When I asked Tibet to comment on the image in question, he sent the following:

“The symbol used on the back of ‘Dogs Blood Rising’ is a drawing of the so-called ‘Pope’s Cross,’ the crucifix he often holds up during public appearances. I took it from the cover of a book by Piers Compton called ‘Broken Cross: The Hidden Hand in the Vatican,’ which dealt with Satanic influences within the Roman Catholic church hierarchy. On the back cover of the album, you can see Aleister Crowley’s unicursal hexagram behind the cross.

“It was a tongue-in-cheek commentary on paranoia and occultism, with my usual black humour, and with Crowley’s hexagram being blocked by the cross.

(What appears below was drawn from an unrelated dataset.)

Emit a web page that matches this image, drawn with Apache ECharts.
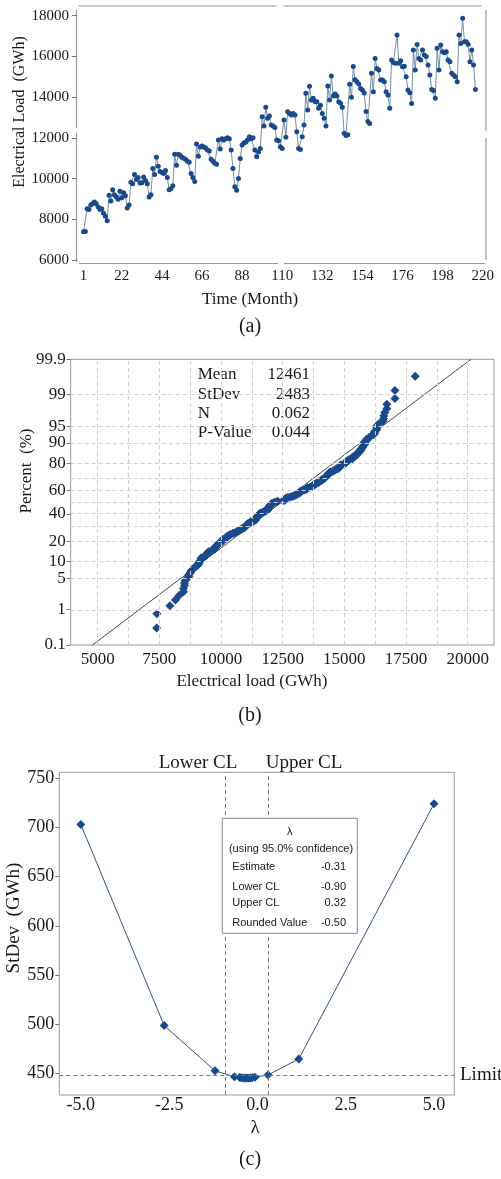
<!DOCTYPE html>
<html><head><meta charset="utf-8">
<script src="https://cdn.jsdelivr.net/npm/echarts@6/dist/echarts.min.js"></script>
<style>html,body{margin:0;padding:0;background:#fff}#c{width:501px;height:1179px}</style>
</head><body><div id="c"></div><script>
// ---------- (a) monthly electrical load (GWh) ----------
const loadGWh = [
 7390, 7400,
 8520, 8480, 8700, 8780, 8850, 8760, 8620, 8480, 8520, 8300, 8150, 7930,
 9180, 8900, 9450, 9200, 9100, 8980, 9380, 9060, 9300, 9150, 8550, 8700,
 9820, 9750, 10200, 9950, 10050, 9780, 9800, 10080, 9900, 9750, 9100, 9200,
 10500, 10200, 11050, 10600, 10350, 10300, 10250, 10400, 10050, 9450, 9500, 9650,
 11200, 10650, 11200, 11150, 11050, 11000, 10950, 10850, 10800, 10250, 10050, 9850,
 11700, 11100, 11550, 11600, 11550, 11500, 11400, 11350, 10950, 10850, 10750, 10700,
 11900, 11450, 11950, 11900, 11950, 12000, 11950, 11400, 10500, 9600, 9430, 10000,
 10990, 11650, 11750, 11800, 11900, 12050, 11950, 12000, 11400, 11070, 11300, 11480,
 13040, 12580, 13500, 12960, 13070, 12630, 12580, 12510, 11890, 11860, 11560, 11480,
 12880, 12030, 13280, 13200, 13120, 13200, 13120, 12300, 11480, 11430, 12060, 12630,
 14190, 13370, 14540, 13860, 13940, 13780, 13770, 13450, 13600, 13200, 12960, 12580,
 14550, 13860, 15040, 14060, 14150, 14050, 13770, 13700, 13500, 12220, 12120, 12150,
 14630, 14000, 15500, 14850, 14750, 14650, 14430, 14350, 14200, 13300, 12800, 12710,
 15170, 14270, 15900, 15410, 15330, 14840, 14840, 14760, 14270, 14100, 13450,
 15820, 15700, 15660, 17050, 15660, 15790, 15490, 15520, 15000, 14350, 14220, 13690,
 16310, 15330, 16590, 15900, 15820, 16310, 16070, 15990, 15580, 15090, 14380, 14320, 13940,
 16400, 15330, 16560, 16230, 16180, 16230, 15820, 15740, 15170, 15090, 15000, 14760,
 17050, 16640, 17870, 16720, 16720, 16600, 15740, 16320, 15580, 14380
];
const aXTicks = [1, 22, 44, 66, 88, 110, 132, 154, 176, 198, 220];
const aYTicks = [6000, 8000, 10000, 12000, 14000, 16000, 18000];

// ---------- (b) normal probability plot ----------
const statNames = ['Mean', 'StDev', 'N', 'P-Value'];
const statTexts = ['12461', '2483', '0.062', '0.044'];
const fitMean = 12461;
const fitStDev = 2483;
const bXTicks = [5000, 7500, 10000, 12500, 15000, 17500, 20000];
const bXGrid = [5000, 6250, 7500, 8750, 10000, 11250, 12500, 13750, 15000, 16250, 17500, 18750, 20000];
const bYTicks = [0.1, 1, 5, 10, 20, 40, 60, 80, 90, 95, 99, 99.9];
const bYGrid = [1, 5, 10, 20, 30, 40, 50, 60, 70, 80, 90, 95, 99];

// ---------- (c) Box-Cox plot ----------
const lambdas = [-5, -2.64, -1.2, -0.65, -0.5, -0.45, -0.4, -0.35, -0.3, -0.25, -0.2, -0.15, -0.07, 0.3, 1.17, 5];
const stDevs  = [703, 498.5, 452.5, 446.5, 445.8, 445.5, 445.3, 445.2, 445.2, 445.2, 445.3, 445.5, 446, 448.3, 464.5, 724];
const cXTicks = [-5, -2.5, 0, 2.5, 5];
const cYTicks = [450, 500, 550, 600, 650, 700, 750];
const lowerCL = -0.90, upperCL = 0.32, limitSD = 448;
const boxRows = [['Estimate', '-0.31'], ['Lower CL', '-0.90'], ['Upper CL', '0.32'], ['Rounded Value', '-0.50']];

// inverse standard normal CDF (Acklam)
function probit(p) {
  const a=[-3.969683028665376e+01,2.209460984245205e+02,-2.759285104469687e+02,1.383577518672690e+02,-3.066479806614716e+01,2.506628277459239e+00];
  const b=[-5.447609879822406e+01,1.615858368580409e+02,-1.556989798598866e+02,6.680131188771972e+01,-1.328068155288572e+01];
  const c=[-7.784894002430293e-03,-3.223964580411365e-01,-2.400758277161838e+00,-2.549732539343734e+00,4.374664141464968e+00,2.938163982698783e+00];
  const d=[7.784695709041462e-03,3.224671290700398e-01,2.445134137142996e+00,3.754408661907416e+00];
  const pl=0.02425, ph=1-pl; let q,r;
  if (p<pl){q=Math.sqrt(-2*Math.log(p));return (((((c[0]*q+c[1])*q+c[2])*q+c[3])*q+c[4])*q+c[5])/((((d[0]*q+d[1])*q+d[2])*q+d[3])*q+1);}
  if (p<=ph){q=p-0.5;r=q*q;return (((((a[0]*r+a[1])*r+a[2])*r+a[3])*r+a[4])*r+a[5])*q/(((((b[0]*r+b[1])*r+b[2])*r+b[3])*r+b[4])*r+1);}
  q=Math.sqrt(-2*Math.log(1-p));return -(((((c[0]*q+c[1])*q+c[2])*q+c[3])*q+c[4])*q+c[5])/((((d[0]*q+d[1])*q+d[2])*q+d[3])*q+1);
}

const SERIF = "'Liberation Serif','Times New Roman',serif";
const SANS = "'Liberation Sans',Arial,sans-serif";
const BLUE = '#1a4a8c';
const TXT = '#1a1a1a';

// derived data
const aData = loadGWh.map((v, i) => [i + 1, v]);
const n = loadGWh.length;
const sorted = loadGWh.slice().sort((x, y) => x - y);
const zMax = probit(0.999);
const zPad = zMax + 0.0002;
const bData = sorted.map((v, i) => [v, probit((i + 1 - 0.3) / (n + 0.4))]);
const bFit = [[fitMean - zMax * fitStDev, -zMax], [fitMean + zMax * fitStDev, zMax]];
const bYTickZ = bYTicks.map(p => probit(p / 100));
const cData = lambdas.map((l, i) => [l, stDevs[i]]);

function zLabel(z) {
  let best = 0;
  bYTickZ.forEach((t, i) => { if (Math.abs(t - z) < Math.abs(bYTickZ[best] - z)) best = i; });
  return String(bYTicks[best]);
}

const chart = echarts.init(document.getElementById('c'), null, {renderer: 'canvas'});

const gLine = (x1, y1, x2, y2, color, dash) => ({type: 'line', silent: true,
  shape: {x1, y1, x2, y2}, style: {stroke: color || '#9a9a9a', lineWidth: 1.2, lineDash: dash || null}});
const gText = (text, x, y, font, opts) => Object.assign({type: 'text', x, y, silent: true,
  style: Object.assign({text, font, fill: TXT, textAlign: 'center', textVerticalAlign: 'middle'}, (opts && opts.style) || {})},
  (opts && opts.el) || {});
const noLine = {show: false, onZero: false};

const option = {
  animation: false,
  backgroundColor: '#fff',
  grid: [
    {left: 83.5, right: 18.3, top: 15.7, height: 244.3},
    {left: 70.7, top: 359.3, width: 423.3, height: 285.7, show: true, borderColor: '#9a9a9a', borderWidth: 1},
    {left: 59.3, top: 772.3, width: 395, height: 322.7, show: true, borderColor: '#9a9a9a', borderWidth: 1}
  ],
  xAxis: [
    {gridIndex: 0, type: 'value', min: 1, max: 220, offset: 3,
     axisLine: noLine, axisTick: {show: false}, splitLine: {show: false},
     axisLabel: {customValues: aXTicks, color: TXT, fontFamily: SERIF, fontSize: 15, margin: 6, formatter: v => String(v)}},
    {gridIndex: 1, type: 'value', min: 3906, max: 21066,
     axisLine: noLine, axisTick: {show: false}, splitLine: {show: false},
     axisLabel: {customValues: bXTicks, color: TXT, fontFamily: SERIF, fontSize: 17, margin: 6, formatter: v => String(v)}},
    {gridIndex: 2, type: 'value', min: -5.61, max: 5.575,
     axisLine: noLine, axisTick: {show: false}, splitLine: {show: false},
     axisLabel: {customValues: cXTicks, color: TXT, fontFamily: SERIF, fontSize: 18, margin: 1, formatter: v => v.toFixed(1)}}
  ],
  yAxis: [
    {gridIndex: 0, type: 'value', min: 6000, max: 18000, interval: 2000, offset: 6.5,
     axisLine: noLine, splitLine: {show: false},
     axisTick: {show: true, length: 5, lineStyle: {color: '#777'}},
     axisLabel: {color: TXT, fontFamily: SERIF, fontSize: 15, margin: 8, showMaxLabel: true, showMinLabel: true, formatter: v => String(v)}},
    {gridIndex: 1, type: 'value', min: -zPad, max: zPad,
     axisLine: noLine, splitLine: {show: false},
     axisTick: {show: true, customValues: bYTickZ, length: 4, lineStyle: {color: '#777'}},
     axisLabel: {customValues: bYTickZ, color: TXT, fontFamily: SERIF, fontSize: 17, margin: 5,
                 showMaxLabel: true, showMinLabel: true, hideOverlap: false, formatter: zLabel}},
    {gridIndex: 2, type: 'value', min: 427.9, max: 756.1,
     axisLine: noLine, splitLine: {show: false},
     axisTick: {show: true, customValues: cYTicks, length: 4, lineStyle: {color: '#777'}},
     axisLabel: {customValues: cYTicks, color: TXT, fontFamily: SERIF, fontSize: 18, margin: 5, formatter: v => String(v)}}
  ],
  series: [
    {type: 'line', xAxisIndex: 0, yAxisIndex: 0, data: aData, symbol: 'circle', symbolSize: 5,
     showSymbol: true, showAllSymbol: true, itemStyle: {color: BLUE},
     lineStyle: {color: '#7590a3', width: 1}, z: 3},
    // grid lines for (b)
    {type: 'line', xAxisIndex: 1, yAxisIndex: 1, data: [], z: 1, silent: true,
     markLine: {silent: true, symbol: 'none', label: {show: false}, animation: false,
       lineStyle: {type: [4, 3], color: '#cfcfcf', width: 1},
       data: bXGrid.map(v => ({xAxis: v})).concat(bYGrid.map(p => ({yAxis: probit(p / 100)})))}},
    {type: 'line', xAxisIndex: 1, yAxisIndex: 1, data: bFit, symbol: 'none',
     lineStyle: {color: '#333', width: 0.9}, z: 2},
    {type: 'scatter', xAxisIndex: 1, yAxisIndex: 1, data: bData, symbol: 'diamond', symbolSize: 9,
     itemStyle: {color: BLUE, opacity: 1}, z: 3},
    {type: 'line', xAxisIndex: 2, yAxisIndex: 2, data: cData, symbol: 'diamond', symbolSize: 9,
     showAllSymbol: true, itemStyle: {color: BLUE}, lineStyle: {color: '#2f5577', width: 1}, z: 3,
     markLine: {silent: true, symbol: 'none', label: {show: false}, animation: false,
       lineStyle: {type: [4, 3], color: '#7a7a7a', width: 1},
       data: [{xAxis: lowerCL}, {xAxis: upperCL}, {yAxis: limitSD}]}}
  ],
  graphic: [
    // (a) frame with small breaks
    gLine(76.5, 10, 76.5, 128), gLine(76.5, 133, 76.5, 262),
    gLine(79, 263.5, 278, 263.5), gLine(284, 263.5, 485, 263.5),
    gLine(78, 6, 277, 6), gLine(283, 6, 482, 6),
    gLine(486, 10, 486, 131), gLine(486, 138, 486, 260),
    gText('Electrical Load  (GWh)', 20, 112, '16px ' + SERIF, {el: {rotation: Math.PI / 2}}),
    gText('Time (Month)', 250, 300, '17px ' + SERIF),
    gText('(a)', 250, 327, '20px ' + SERIF),
    // (b)
    gText('Percent  (%)', 27, 471, '17px ' + SERIF, {el: {rotation: Math.PI / 2}}),
    gText('Electrical load (GWh)', 252, 682, '17px ' + SERIF),
    gText('(b)', 250, 716, '20px ' + SERIF),
    ...statNames.map((s, i) => gText(s, 197.7, 375 + i * 19.3, '17px ' + SERIF, {style: {textAlign: 'left'}})),
    ...statTexts.map((s, i) => gText(s, 310, 375 + i * 19.3, '17px ' + SERIF, {style: {textAlign: 'right'}})),
    // (c)
    gText('StDev  (GWh)', 14, 918, '19px ' + SERIF, {el: {rotation: Math.PI / 2}}),
    gText('Lower CL', 198, 763, '19px ' + SERIF),
    gText('Upper CL', 304, 763, '19px ' + SERIF),
    gText('Limit', 460, 1075, '19px ' + SERIF, {style: {textAlign: 'left'}}),
    gText('λ', 255, 1128, '19px ' + SERIF),
    gText('(c)', 250, 1160, '20px ' + SERIF),
    {type: 'rect', silent: true, z: 10, shape: {x: 222.3, y: 818.3, width: 135, height: 115},
     style: {fill: '#fff', stroke: '#8a8a8a', lineWidth: 1}},
    gText('λ', 289.8, 831.7, '11px ' + SANS, {el: {z: 11}}),
    gText('(using 95.0% confidence)', 291, 849.3, '11px ' + SANS, {el: {z: 11}}),
    ...boxRows.map((r, i) => gText(r[0], 232.3, [866.7, 886.7, 902.7, 922.7][i], '11px ' + SANS, {el: {z: 11}, style: {textAlign: 'left'}})),
    ...boxRows.map((r, i) => gText(r[1], 346, [866.7, 886.7, 902.7, 922.7][i], '11px ' + SANS, {el: {z: 11}, style: {textAlign: 'right'}}))
  ]
};
chart.setOption(option);
</script></body></html>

“The emails and letters from people who have returned to Christianity in its various forms because of my work are plentiful, as are the letters from people who respect — or don’t respect at all — my beliefs, but are glad that I hold them and that I am honest about them.”

It seems likely that, had the church never canceled the concert, this conflict would not have reached the home pages of two major Kraków newspapers — Gazeta Wyborcza and Dziennik Polski — on Sunday. Osiejuk would have fulminated on his blog for a tiny cohort.

Unsound is my single-favorite music festival in the world, which makes this is a painful and absurd spectacle to watch. People have been distracted, hopefully for just a moment, from what has already been a powerful series of shows. (A performance by four pianists of Julius Eastman’s “Gay Guerrilla,” and a DJ set by Rabih Beaini have been two early highlights.) The Curia has yet to respond to Unsound’s request for an official explanation. When it comes, it will probably not reveal who exactly was rattled by the online blockheads. But, sadly, we already know why they were.